= TASK DESCRIPTION =
Reproduce the lines below exactly, from the one containing "Write a Python" through the one containing "fig = go.Figure()", both included. Leave out any pictures.

= DATASET =
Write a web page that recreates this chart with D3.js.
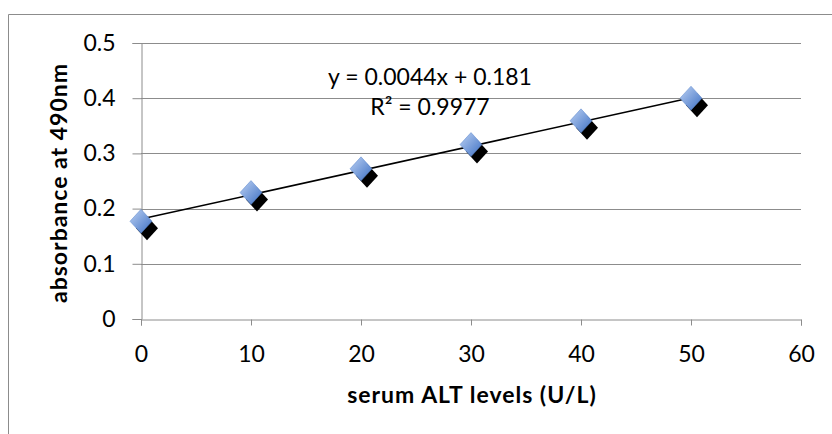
<!DOCTYPE html>
<html>
<head>
<meta charset="utf-8">
<script src="https://cdn.jsdelivr.net/npm/d3@7"></script>
<style>
  body { margin: 0; background: #fff; }
  text { font-family: Lato, "Open Sans", sans-serif; fill: #000; }
</style>
</head>
<body>
<div id="main"></div>
<script>
// serum ALT (U/L) vs absorbance
const altLevels = [0, 10, 20, 30, 40, 50];
const absorbance = [0.177, 0.229, 0.272, 0.316, 0.359, 0.400];
const xTicks = [0, 10, 20, 30, 40, 50, 60];
const yTicks = [0, 0.1, 0.2, 0.3, 0.4, 0.5];
const slope = 0.0044;
const intercept = 0.181;
const eqLabel = 'y = 0.0044x + 0.181';
const r2Label = 'R² = 0.9977';

const W = 832, H = 434;
const margin = {top: 43, right: 31, bottom: 115, left: 141};
const width = W - margin.left - margin.right;
const height = H - margin.top - margin.bottom;
const fontSize = '23px';

const svg = d3.select('#main').append('svg')
    .attr('width', W)
    .attr('height', H);

// chart border (runs off the right / bottom)
svg.append('path')
    .attr('d', 'M8.5,' + (H + 2) + 'V14.5H' + (W + 2))
    .attr('fill', 'none')
    .attr('stroke', '#8c8c8c')
    .attr('stroke-width', 1);

const defs = svg.append('defs');
const grad = defs.append('linearGradient')
    .attr('id', 'dgrad')
    .attr('x1', '0%').attr('y1', '0%')
    .attr('x2', '100%').attr('y2', '100%');
grad.append('stop').attr('offset', '0%').attr('stop-color', '#bcd1f3');
grad.append('stop').attr('offset', '100%').attr('stop-color', '#3c6fc3');

const g = svg.append('g')
    .attr('transform', 'translate(' + margin.left + ',' + margin.top + ')');

const x = d3.scaleLinear().domain([0, 60]).range([0, width]);
const y = d3.scaleLinear().domain([0, 0.5]).range([height, 0]);

// gridlines
g.selectAll('.grid')
    .data(yTicks.filter(d => d > 0))
    .enter()
    .append('line')
    .attr('x1', 0)
    .attr('x2', width)
    .attr('y1', d => Math.round(y(d)) + 0.5)
    .attr('y2', d => Math.round(y(d)) + 0.5)
    .attr('stroke', '#8c8c8c');

const xAxis = d3.axisBottom(x)
    .tickValues(xTicks)
    .tickSize(6)
    .tickFormat(d3.format('d'));

const yAxis = d3.axisLeft(y)
    .tickValues(yTicks)
    .tickSize(9)
    .tickPadding(17)
    .tickFormat(d => d === 0 ? '0' : d3.format('.1f')(d));

const xg = g.append('g')
    .attr('transform', 'translate(0,' + (Math.round(height) + 0.5) + ')')
    .call(xAxis);
const yg = g.append('g')
    .attr('transform', 'translate(0.5,0)')
    .call(yAxis);

[xg, yg].forEach(a => {
    a.select('.domain').attr('stroke', '#8c8c8c');
    a.selectAll('.tick line').attr('stroke', '#8c8c8c');
    a.selectAll('.tick text')
        .style('font-size', fontSize)
        .style('font-family', 'Lato, "Open Sans", sans-serif');
});
xg.selectAll('.tick text').attr('y', 42).attr('dy', 0);

// trendline
g.append('line')
    .attr('x1', x(0))
    .attr('y1', y(intercept))
    .attr('x2', x(50))
    .attr('y2', y(intercept + slope * 50))
    .attr('stroke', '#000')
    .attr('stroke-width', 1.5);

const pts = altLevels.map((v, i) => ({x: v, y: absorbance[i]}));
const diamond = 'M0,-12L11,0L0,12L-11,0Z';

// shadow
g.selectAll('.shadow')
    .data(pts)
    .enter()
    .append('path')
    .attr('class', 'shadow')
    .attr('d', diamond)
    .attr('transform', d => 'translate(' + (x(d.x) + 6) + ',' + (y(d.y) + 7) + ')')
    .attr('fill', '#000');

g.selectAll('.point')
    .data(pts)
    .enter()
    .append('path')
    .attr('class', 'point')
    .attr('d', diamond)
    .attr('transform', d => 'translate(' + x(d.x) + ',' + y(d.y) + ')')
    .attr('fill', 'url(#dgrad)')
    .attr('stroke', '#5a86cc')
    .attr('stroke-width', 0.5);

// equation labels
svg.append('text')
    .attr('x', 430)
    .attr('y', 85)
    .attr('text-anchor', 'middle')
    .style('font-size', fontSize)
    .text(eqLabel);
svg.append('text')
    .attr('x', 430)
    .attr('y', 115)
    .attr('text-anchor', 'middle')
    .style('font-size', fontSize)
    .text(r2Label);

// axis titles
svg.append('text')
    .attr('x', 472)
    .attr('y', 403)
    .attr('text-anchor', 'middle')
    .style('font-size', fontSize)
    .style('font-weight', 'bold')
    .style('letter-spacing', '1px')
    .text('serum ALT levels (U/L)');

svg.append('text')
    .attr('transform', 'translate(67,183) rotate(-90)')
    .attr('text-anchor', 'middle')
    .style('font-size', fontSize)
    .style('font-weight', 'bold')
    .style('letter-spacing', '1px')
    .text('absorbance at 490nm');
</script>
</body>
</html>
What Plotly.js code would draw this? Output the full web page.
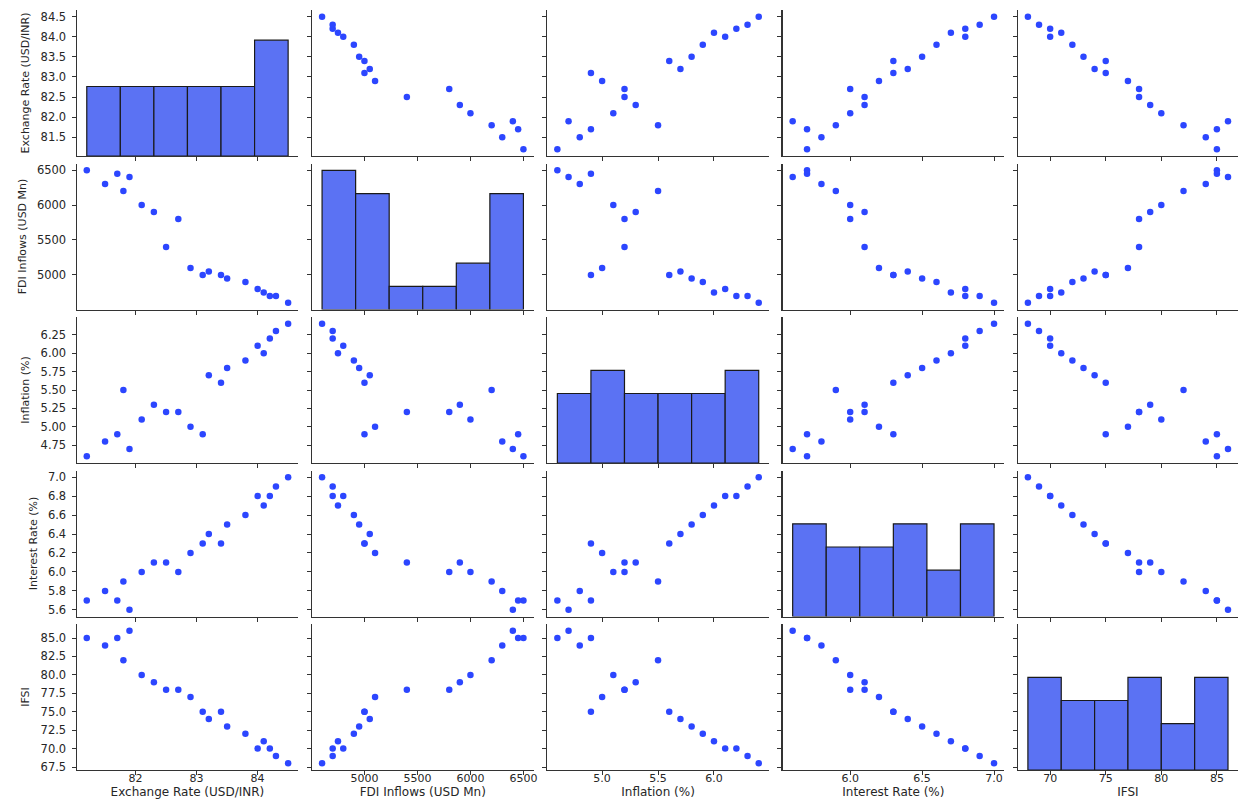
<!DOCTYPE html>
<html>
<head>
<meta charset="utf-8">
<script src="https://cdn.plot.ly/plotly-3.0.1.min.js"></script>
<style>
html,body{margin:0;padding:0;background:#fff;}
#chart{width:1238px;height:799px;}
</style>
</head>
<body>
<div id="chart"></div>
<script>
// ---- data ----
const exchangeRate = [81.2,81.5,81.7,81.8,81.9,82.1,82.3,82.5,82.7,82.9,83.1,83.2,83.4,83.5,83.8,84.0,84.1,84.2,84.3,84.5];
const fdiInflows   = [6500,6300,6450,6200,6400,6000,5900,5400,5800,5100,5000,5050,5000,4950,4900,4800,4750,4700,4700,4600];
const inflation    = [4.6,4.8,4.9,5.5,4.7,5.1,5.3,5.2,5.2,5.0,4.9,5.7,5.6,5.8,5.9,6.1,6.0,6.2,6.3,6.4];
const interestRate = [5.7,5.8,5.7,5.9,5.6,6.0,6.1,6.1,6.0,6.2,6.3,6.4,6.3,6.5,6.6,6.8,6.7,6.8,6.9,7.0];
const ifsi         = [85,84,85,82,86,80,79,78,78,77,75,74,75,73,72,70,71,70,69,68];

const varNames = ['Exchange Rate (USD/INR)','FDI Inflows (USD Mn)','Inflation (%)','Interest Rate (%)','IFSI'];

// tick labels
const erYTicks  = [81.5,82.0,82.5,83.0,83.5,84.0,84.5];
const erXTicks  = [82,83,84];
const fdiTicks  = [5000,5500,6000,6500];
const inflYTicks = [4.75,5.00,5.25,5.50,5.75,6.00,6.25];
const inflXTicks = [5.0,5.5,6.0];
const irYTicks  = [5.6,5.8,6.0,6.2,6.4,6.6,6.8,7.0];
const irXTicks  = [6.0,6.5,7.0];
const ifsiYTicks = [67.5,70.0,72.5,75.0,77.5,80.0,82.5,85.0];
const ifsiXTicks = [70,75,80,85];

const nBins = 6;

// ---- build ----
const series = [exchangeRate, fdiInflows, inflation, interestRate, ifsi];
const yTicks = [[erYTicks,1],[fdiTicks,0],[inflYTicks,2],[irYTicks,1],[ifsiYTicks,1]];
const xTicks = [[erXTicks,0],[fdiTicks,0],[inflXTicks,1],[irXTicks,1],[ifsiXTicks,0]];

const N = 5;
const W = 1238, H = 799;
const colLeft = 76.7, colStep = 235.3, colW = 221.5;
const rowTop = 10, rowStep = 153.5, rowH = 146;

const dotColor = '#2c46ff';
const barColor = '#5b72f3';
const spine = '#333333';
const font = 'DejaVu Sans, sans-serif';

function rng(a){
  const lo = Math.min(...a), hi = Math.max(...a), p = (hi-lo)*0.05;
  return [lo-p, hi+p];
}

const traces = [];
const layout = {
  width: W, height: H,
  margin: {l:0, r:0, t:0, b:0},
  paper_bgcolor: '#fff', plot_bgcolor: '#fff',
  showlegend: false,
  font: {family: font, size: 12, color: '#262626'}
};

// histogram counts
const hists = series.map(d => {
  const lo = Math.min(...d), hi = Math.max(...d), w = (hi-lo)/nBins;
  const counts = new Array(nBins).fill(0);
  d.forEach(v => {
    let k = Math.floor((v-lo)/w + 1e-9);
    if (k >= nBins) k = nBins-1;
    counts[k]++;
  });
  const centers = counts.map((_,i)=> lo + w*(i+0.5));
  return {counts, centers, w};
});
const maxCount = Math.max(...hists.map(h=>Math.max(...h.counts)));

for (let r=0; r<N; r++){
  for (let c=0; c<N; c++){
    const k = r*N + c + 1;
    const xa = 'xaxis' + (k===1?'':k), ya = 'yaxis' + (k===1?'':k);
    const xr = 'x' + (k===1?'':k), yr = 'y' + (k===1?'':k);
    let x0 = (colLeft + colStep*c)/W, x1 = Math.min(1, x0 + colW/W);
    const top = rowTop + rowStep*r, bot = top + rowH;
    const y1 = 1 - top/H, y0 = 1 - bot/H;
    const xt = xTicks[c], yt = yTicks[r];
    layout[xa] = {
      domain:[x0,x1], anchor: yr, range: rng(series[c]),
      showline:true, linecolor:spine, linewidth:1.2, mirror:false,
      showgrid:false, zeroline:false,
      ticks:'outside', ticklen:4, tickwidth:1, tickcolor:spine,
      tickmode:'array', tickvals: xt[0], ticktext: xt[0].map(v=>v.toFixed(xt[1])),
      showticklabels: r===N-1, ticklabelstandoff: -6,
      tickfont:{size:11, family:font, color:'#262626'},
      title: r===N-1 ? {text: varNames[c], font:{size:12, family:font, color:'#262626'}} : {text:''}
    };
    layout[ya] = {
      domain:[y0,y1], anchor: xr, range: rng(series[r]),
      showline:true, linecolor:spine, linewidth:1.2, mirror:false,
      showgrid:false, zeroline:false,
      ticks:'outside', ticklen:4, tickwidth:1, tickcolor:spine,
      tickmode:'array', tickvals: yt[0], ticktext: yt[0].map(v=>v.toFixed(yt[1])),
      showticklabels: c===0, ticklabelstandoff: 3,
      tickfont:{size:11.5, family:font, color:'#262626'},
      title: c===0 ? {text: varNames[r], font:{size:11, family:font, color:'#262626'}, standoff:8} : {text:''}
    };
    if (r !== c){
      traces.push({
        type:'scatter', mode:'markers', x: series[c], y: series[r],
        xaxis: xr, yaxis: yr,
        marker:{color:dotColor, size:6.5, line:{width:0}},
        hoverinfo:'skip', cliponaxis:false
      });
    } else {
      // invisible carrier trace so the diagonal cell's own axes are built
      traces.push({
        type:'scatter', mode:'markers', x: series[c], y: series[r],
        xaxis: xr, yaxis: yr,
        marker:{color:dotColor, size:1, opacity:0},
        hoverinfo:'skip'
      });
      const hk = 30 + r + 1;
      const hya = 'yaxis' + hk, hyr = 'y' + hk;
      layout[hya] = {overlaying: yr, anchor: xr, range:[0, maxCount*1.05],
        visible:false, showgrid:false, zeroline:false, showline:false, showticklabels:false, ticks:''};
      const h = hists[r];
      traces.push({
        type:'bar', x: h.centers, y: h.counts, width: h.w,
        xaxis: xr, yaxis: hyr,
        marker:{color:barColor, line:{color:'#1a1a1a', width:1.2}},
        hoverinfo:'skip'
      });
    }
  }
}

Plotly.newPlot('chart', traces, layout, {staticPlot:true, displayModeBar:false});
</script>
</body>
</html>
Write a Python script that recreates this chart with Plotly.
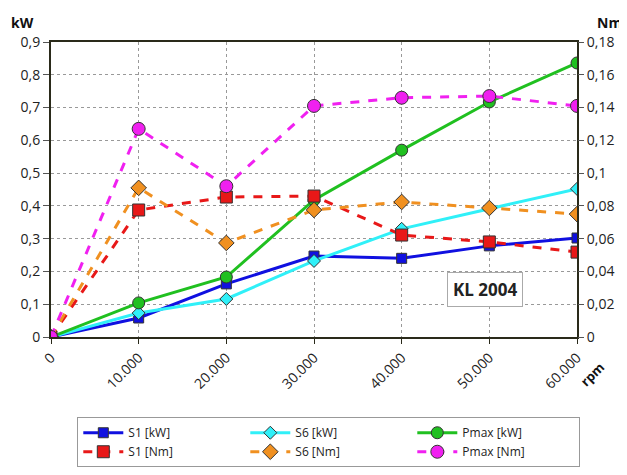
import plotly.graph_objects as go

rpm = [0, 10000, 20000, 30000, 40000, 50000, 60000]
x_ticktext = ["0", "10.000", "20.000", "30.000", "40.000", "50.000", "60.000"]

s1_kw = [0, 0.058, 0.162, 0.247, 0.240, 0.278, 0.302]
s6_kw = [0, 0.073, 0.116, 0.232, 0.330, 0.392, 0.452]
pmax_kw = [0, 0.104, 0.183, 0.418, 0.570, 0.717, 0.836]
s1_nm = [0, 0.0775, 0.0854, 0.086, 0.0622, 0.058, 0.0518]
s6_nm = [0, 0.091, 0.0574, 0.0775, 0.0824, 0.0787, 0.075]
pmax_nm = [0, 0.127, 0.092, 0.141, 0.146, 0.147, 0.141]

kw_tickvals = [0, 0.1, 0.2, 0.3, 0.4, 0.5, 0.6, 0.7, 0.8, 0.9]
kw_ticktext = ["0", "0,1", "0,2", "0,3", "0,4", "0,5", "0,6", "0,7", "0,8", "0,9"]
nm_tickvals = [0, 0.02, 0.04, 0.06, 0.08, 0.1, 0.12, 0.14, 0.16, 0.18]
nm_ticktext = ["0", "0,02", "0,04", "0,06", "0,08", "0,1", "0,12", "0,14", "0,16", "0,18"]

FONT = "Open Sans"
mk_line = dict(color="#333333", width=1)

fig = go.Figure()

def add(name, y, color, symbol, size, dash, yaxis):
    fig.add_trace(go.Scatter(
        x=rpm, y=y, name=name, mode="lines+markers", yaxis=yaxis,
        line=dict(color=color, width=3, dash=dash),
        marker=dict(symbol=symbol, size=size, color=color, line=mk_line),
    ))

add("S1 [kW]", s1_kw, "#1010e0", "square", 10, "solid", "y")
add("S6 [kW]", s6_kw, "#30f0f8", "diamond", 10, "solid", "y")
add("Pmax [kW]", pmax_kw, "#20c020", "circle", 12, "solid", "y")
add("S1 [Nm]", s1_nm, "#e81818", "square", 12, "dash", "y2")
add("S6 [Nm]", s6_nm, "#f09020", "diamond", 12, "dash", "y2")
add("Pmax [Nm]", pmax_nm, "#f020f0", "circle", 13, "dash", "y2")

fig.update_layout(
    width=619, height=467,
    margin=dict(l=43, r=50, t=34, b=138, autoexpand=False),
    paper_bgcolor="white", plot_bgcolor="white",
    font=dict(family=FONT, size=13, color="#222222"),
    showlegend=True,
    legend=dict(
        orientation="h", x=0.05, xanchor="left", y=-0.272, yanchor="top",
        entrywidth=112, entrywidthmode="pixels",
        bordercolor="#999999", borderwidth=1, bgcolor="white",
        font=dict(family=FONT, size=12, color="#222222"),
        tracegroupgap=0, itemwidth=40,
    ),
    xaxis=dict(
        range=[0, 60000], tickvals=rpm, ticktext=x_ticktext, tickangle=-45,
        showline=True, linecolor="#2a2a1a", linewidth=2, mirror=True,
        showgrid=True, gridcolor="#999999", griddash="dot", gridwidth=1,
        ticks="outside", ticklen=5, tickcolor="#2a2a1a", zeroline=False,
        tickfont=dict(size=14), automargin=False,
    ),
    yaxis=dict(
        range=[0, 0.9], tickvals=kw_tickvals, ticktext=kw_ticktext,
        showline=True, linecolor="#2a2a1a", linewidth=2, mirror=True,
        showgrid=True, gridcolor="#999999", griddash="dot", gridwidth=1,
        ticks="outside", ticklen=6, tickcolor="#555555", zeroline=False,
        tickfont=dict(size=14), automargin=False,
    ),
    yaxis2=dict(
        range=[0, 0.18], tickvals=nm_tickvals, ticktext=nm_ticktext,
        overlaying="y", side="right", showgrid=False, zeroline=False,
        ticks="outside", ticklen=6, tickcolor="#555555",
        tickfont=dict(size=14), automargin=False,
    ),
    annotations=[
        dict(text="<b>kW</b>", xref="paper", yref="paper", x=-0.08, y=1.105,
             xanchor="left", yanchor="top", showarrow=False, font=dict(size=14, color="#111111")),
        dict(text="<b>Nm</b>", xref="paper", yref="paper", x=1.09, y=1.105,
             xanchor="right", yanchor="top", showarrow=False, font=dict(size=14, color="#111111")),
        dict(text="<b>rpm</b>", xref="paper", yref="paper", x=1.065, y=-0.19,
             showarrow=False, textangle=-45, font=dict(size=13, color="#111111")),
        dict(text="<b>KL 2004</b>", xref="x", yref="y", x=49500, y=0.146,
             showarrow=False, font=dict(size=17, color="#222222"),
             bgcolor="white", bordercolor="#aaaaaa", borderwidth=1, borderpad=5),
    ],
)

fig.write_html("out.html")
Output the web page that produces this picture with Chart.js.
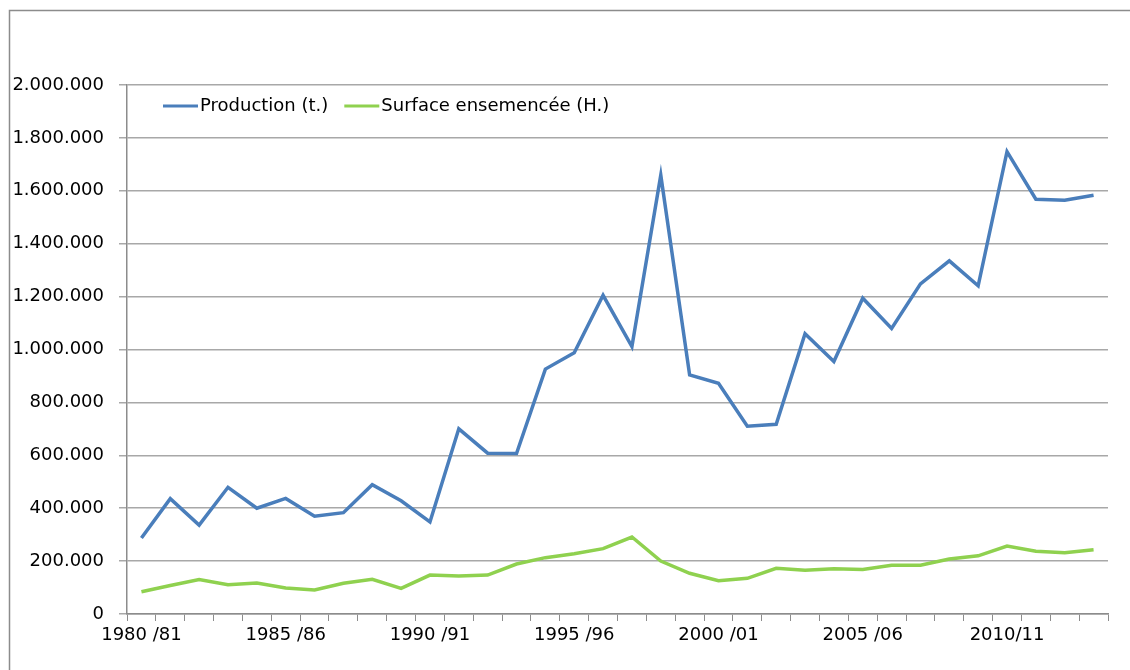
<!DOCTYPE html>
<html>
<head>
<meta charset="utf-8">
<script src="https://cdn.jsdelivr.net/npm/chart.js@4.4.1/dist/chart.umd.min.js"></script>
<style>
  html, body { margin: 0; padding: 0; background: #fff; overflow: hidden; }
  #wrap { width: 1130px; height: 670px; position: relative; }
</style>
</head>
<body>
<div id="wrap"><canvas id="chart"></canvas></div>
<script>
// Campagnes agricoles
const campagnes = [
  '1980 /81', '1981 /82', '1982 /83', '1983 /84', '1984 /85',
  '1985 /86', '1986 /87', '1987 /88', '1988 /89', '1989 /90',
  '1990 /91', '1991 /92', '1992 /93', '1993 /94', '1994 /95',
  '1995 /96', '1996 /97', '1997 /98', '1998 /99', '1999 /00',
  '2000 /01', '2001 /02', '2002 /03', '2003 /04', '2004 /05',
  '2005 /06', '2006 /07', '2007 /08', '2008 /09', '2009 /10',
  '2010/11', '2011/12', '2012/13', '2013/14'
];

// Production (t.)
const production = [
  287000, 436000, 336000, 479000, 400000, 437000, 370000, 383000, 489000, 428000,
  348000, 700000, 608000, 607000, 926000, 988000, 1205000, 1011000, 1659000, 904000,
  872000, 710000, 717000, 1060000, 955000, 1194000, 1080000, 1248000, 1335000, 1241000,
  1748000, 1568000, 1564000, 1583000
];

// Surface ensemencée (H.)
const surface = [
  84000, 108000, 130000, 111000, 117000, 98000, 91000, 116000, 131000, 97000,
  147000, 144000, 147000, 189000, 213000, 228000, 247000, 291000, 200000, 154000,
  126000, 135000, 173000, 165000, 171000, 168000, 184000, 184000, 208000, 220000,
  257000, 237000, 232000, 243000
];

const yMax = 2000000;
const yStep = 200000;

const police = 'DejaVu Sans';

// format 1.234.567
function formatNombre(v) {
  return String(v).replace(/\B(?=(\d{3})+(?!\d))/g, '.');
}

// cadre gris + légende dans la zone du graphique
const decorPlugin = {
  id: 'decor',
  beforeDraw(chart) {
    const c = chart.ctx;
    c.save();
    c.strokeStyle = '#8c8c8c';
    c.lineWidth = 1.5;
    c.beginPath();
    c.moveTo(9.5, 670);
    c.lineTo(9.5, 10.5);
    c.lineTo(1130, 10.5);
    c.stroke();
    c.restore();
  },
  afterDraw(chart) {
    const c = chart.ctx;
    const y = chart.chartArea.top + 21;
    let x = chart.chartArea.left + 36;
    c.save();
    c.font = '18px "' + police + '"';
    c.textBaseline = 'middle';
    chart.data.datasets.forEach(ds => {
      c.strokeStyle = ds.borderColor;
      c.lineWidth = 3;
      c.beginPath();
      c.moveTo(x, y);
      c.lineTo(x + 35, y);
      c.stroke();
      x += 37;
      c.fillStyle = '#000';
      c.fillText(ds.label, x, y);
      x += c.measureText(ds.label).width + 16;
    });
    c.restore();
  }
};

const ctx = document.getElementById('chart').getContext('2d');

const myChart = new Chart(ctx, {
  type: 'line',
  data: {
    labels: campagnes,
    datasets: [
      {
        label: 'Production (t.)',
        data: production,
        borderColor: '#4a7ebb',
        backgroundColor: '#4a7ebb',
        borderWidth: 3.5,
        pointRadius: 0,
        tension: 0
      },
      {
        label: 'Surface ensemencée (H.)',
        data: surface,
        borderColor: '#8fd14f',
        backgroundColor: '#8fd14f',
        borderWidth: 3.5,
        pointRadius: 0,
        tension: 0
      }
    ]
  },
  options: {
    responsive: true,
    maintainAspectRatio: false,
    animation: false,
    layout: {
      padding: { top: 85, right: 22, bottom: 16, left: 0 }
    },
    plugins: {
      legend: { display: false },
      tooltip: { enabled: false }
    },
    scales: {
      x: {
        offset: true,
        grid: {
          offset: true,
          drawOnChartArea: false,
          drawTicks: true,
          tickLength: 7,
          color: '#8c8c8c'
        },
        border: { color: '#8c8c8c', width: 1.5 },
        ticks: {
          autoSkip: false,
          maxRotation: 0,
          padding: 4,
          color: '#000',
          font: { family: police, size: 18 },
          callback: function (value, index) {
            return index % 5 === 0 ? this.getLabelForValue(value) : '';
          }
        },
        afterFit(scale) { scale.height = 40; }
      },
      y: {
        min: 0,
        max: yMax,
        grid: {
          color: '#a8a8a8',
          lineWidth: 1.5,
          tickLength: 8
        },
        border: { color: '#8c8c8c', width: 1.5 },
        ticks: {
          stepSize: yStep,
          padding: 15,
          color: '#000',
          font: { family: police, size: 18 },
          callback: v => formatNombre(v)
        },
        afterFit(scale) { scale.width = 127; }
      }
    }
  },
  plugins: [decorPlugin]
});
</script>
</body>
</html>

= ANSWER IN FULL =
Write a Python script that recreates this chart with Plotly.
import plotly.graph_objects as go

rpm = [0, 10000, 20000, 30000, 40000, 50000, 60000]
x_ticktext = ["0", "10.000", "20.000", "30.000", "40.000", "50.000", "60.000"]

s1_kw = [0, 0.058, 0.162, 0.247, 0.240, 0.278, 0.302]
s6_kw = [0, 0.073, 0.116, 0.232, 0.330, 0.392, 0.452]
pmax_kw = [0, 0.104, 0.183, 0.418, 0.570, 0.717, 0.836]
s1_nm = [0, 0.0775, 0.0854, 0.086, 0.0622, 0.058, 0.0518]
s6_nm = [0, 0.091, 0.0574, 0.0775, 0.0824, 0.0787, 0.075]
pmax_nm = [0, 0.127, 0.092, 0.141, 0.146, 0.147, 0.141]

kw_tickvals = [0, 0.1, 0.2, 0.3, 0.4, 0.5, 0.6, 0.7, 0.8, 0.9]
kw_ticktext = ["0", "0,1", "0,2", "0,3", "0,4", "0,5", "0,6", "0,7", "0,8", "0,9"]
nm_tickvals = [0, 0.02, 0.04, 0.06, 0.08, 0.1, 0.12, 0.14, 0.16, 0.18]
nm_ticktext = ["0", "0,02", "0,04", "0,06", "0,08", "0,1", "0,12", "0,14", "0,16", "0,18"]

FONT = "Open Sans"
mk_line = dict(color="#333333", width=1)

fig = go.Figure()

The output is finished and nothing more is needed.